Aim of the exercise: Set down all of the data that follows word for word, without the images.

↓↓↓

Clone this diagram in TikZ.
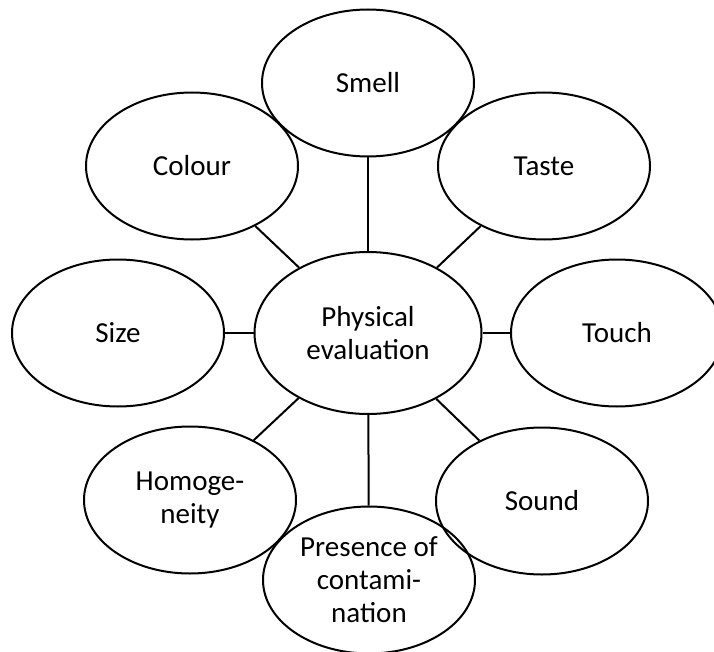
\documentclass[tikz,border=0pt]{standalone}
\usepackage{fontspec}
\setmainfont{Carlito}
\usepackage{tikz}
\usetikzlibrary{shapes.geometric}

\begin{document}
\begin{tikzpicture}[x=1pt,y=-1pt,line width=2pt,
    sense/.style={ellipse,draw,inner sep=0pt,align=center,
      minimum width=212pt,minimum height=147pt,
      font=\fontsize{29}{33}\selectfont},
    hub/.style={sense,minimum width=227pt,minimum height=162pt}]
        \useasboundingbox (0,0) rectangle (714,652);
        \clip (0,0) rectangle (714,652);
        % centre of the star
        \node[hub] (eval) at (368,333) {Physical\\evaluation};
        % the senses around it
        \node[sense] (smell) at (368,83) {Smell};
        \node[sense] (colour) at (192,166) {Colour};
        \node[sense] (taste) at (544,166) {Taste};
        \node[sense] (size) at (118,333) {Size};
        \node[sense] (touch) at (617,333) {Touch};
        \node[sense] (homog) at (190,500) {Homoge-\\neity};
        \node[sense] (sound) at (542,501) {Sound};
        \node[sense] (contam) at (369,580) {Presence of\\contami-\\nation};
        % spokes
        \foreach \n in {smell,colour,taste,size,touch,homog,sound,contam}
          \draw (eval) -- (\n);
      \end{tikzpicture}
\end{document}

↑↑↑

Answer to the problem:
Clone this diagram in TikZ.
\documentclass[tikz,border=0pt]{standalone}
\usepackage{fontspec}
\setmainfont{Carlito}
\usepackage{tikz}
\usetikzlibrary{shapes.geometric}

\begin{document}
\begin{tikzpicture}[x=1pt,y=-1pt,line width=2pt,
    sense/.style={ellipse,draw,inner sep=0pt,align=center,
      minimum width=212pt,minimum height=147pt,
      font=\fontsize{29}{33}\selectfont},
    hub/.style={sense,minimum width=227pt,minimum height=162pt}]
        \useasboundingbox (0,0) rectangle (714,652);
        \clip (0,0) rectangle (714,652);
        % centre of the star
        \node[hub] (eval) at (368,333) {Physical\\evaluation};
        % the senses around it
        \node[sense] (smell) at (368,83) {Smell};
        \node[sense] (colour) at (192,166) {Colour};
        \node[sense] (taste) at (544,166) {Taste};
        \node[sense] (size) at (118,333) {Size};
        \node[sense] (touch) at (617,333) {Touch};
        \node[sense] (homog) at (190,500) {Homoge-\\neity};
        \node[sense] (sound) at (542,501) {Sound};
        \node[sense] (contam) at (369,580) {Presence of\\contami-\\nation};
        % spokes
        \foreach \n in {smell,colour,taste,size,touch,homog,sound,contam}
          \draw (eval) -- (\n);
      \end{tikzpicture}
\end{document}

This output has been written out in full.